According to Mr. Anubhav Kathuria, Director at Synergy Steels Limited, “The stainless steel sector currently faces challenges in securing raw materials domestically, leading to imports. Existing basic custom duties (BCDs) on certain raw material imports have led to increased manufacturing costs.”

Mr. Neeraj Raja Kochhar, Chairman & Managing Director of Viraj Profiles Private Limited said, “The operational efficiency and growth of the sector faces hiccups that are both internal and external. The lack of research and development infrastructure, modern machinery, skilled labor and still developing transportation sector are some of the basic challenges that directly affect the quality, productivity and cost effectiveness.

“On the global front, the major challenge lies in cheap imports from China, Taiwan, and South Korea (specific to the wire industry). If we focus on the current scenario, the Suez Canal slowdown, the Russia Ukraine war have caused a major hindrance in the import of raw materials and dispatch of final products to international locations, especially to export-oriented units.”

Addressing these challenges requires a comprehensive approach encompassing innovation, collaboration, and strategic initiatives.

As per Mr. Raman Saraf, Director, Nirmal Wires Private Limited (Group Nirmal), “Fostering closer collaboration between industry players, government bodies, and research institutions can facilitate the development of innovative solutions to tackle issues such as raw material volatility, infrastructure bottlenecks, and regulatory compliance. Besides, investing in advanced technologies and process optimization can enhance efficiency, reduce environmental impact, and bolster competitiveness. Additionally, advocating for fair trade practices and addressing trade barriers to curb the influx of subsidized imports can safeguard the interests of domestic producers.”

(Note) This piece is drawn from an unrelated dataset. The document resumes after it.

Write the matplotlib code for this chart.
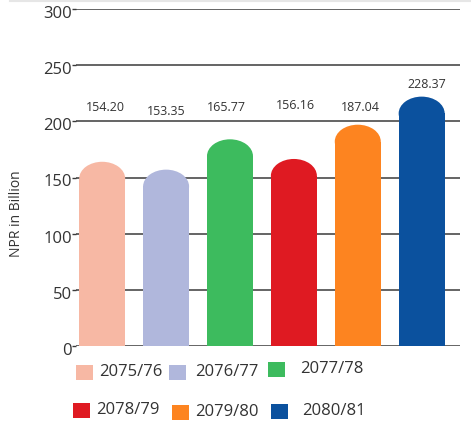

According to Mr. Dilip Dev, Chairman of H.D. Wires Private Limited, “The emphasis on developing world-class infrastructure like roads and rail network, dedicated freight corridors as well as opening of new inland river shipping routes and increased speed of goods train, will definitely reduce the logistics cost in the near future. Most wire mills are actively considering the modernization of their existing facilities in order to reduce the cost and technological upgrades.”

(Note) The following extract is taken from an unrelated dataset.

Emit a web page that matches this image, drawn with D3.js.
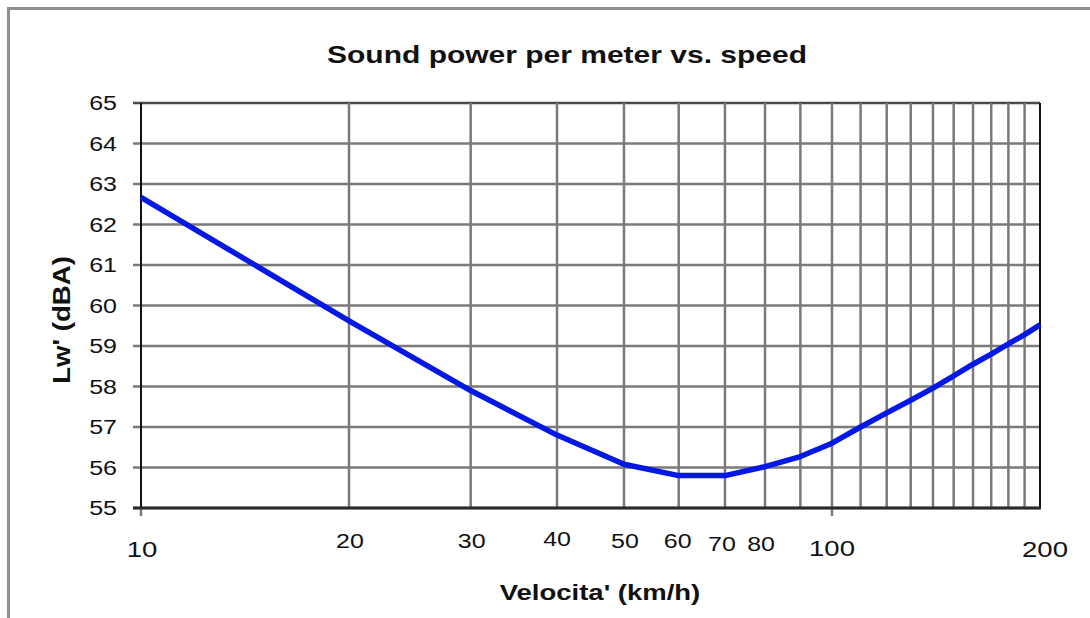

Mr. Anubhav Kathuria, Director, Synergy Steels Limited said, “We look forward to the increasing utilization of stainless steel in large-scale infrastructure projects in order to build resilient and robust infrastructure, especially in coastal areas, due to its corrosion resistance properties, which can, as per estimates, curtail annual corrosion-related expenses significantly estimated at USD 100 billion.

“Recently, the global steel and stainless sector has witnessed a number of technological innovations and research initiatives aimed at decarbonizing the sector. Initiatives such as producing green steel from aluminum production waste and developing stainless steel with enhanced corrosion resistance for green hydrogen production hold immense potential for our industry.

“Embracing such technological advancements can not only drive sustainability but enable us to build a greener and more sustainable world. By addressing these challenges and leveraging emerging opportunities, we can navigate towards a more prosperous and sustainable future for the industry – and the world!”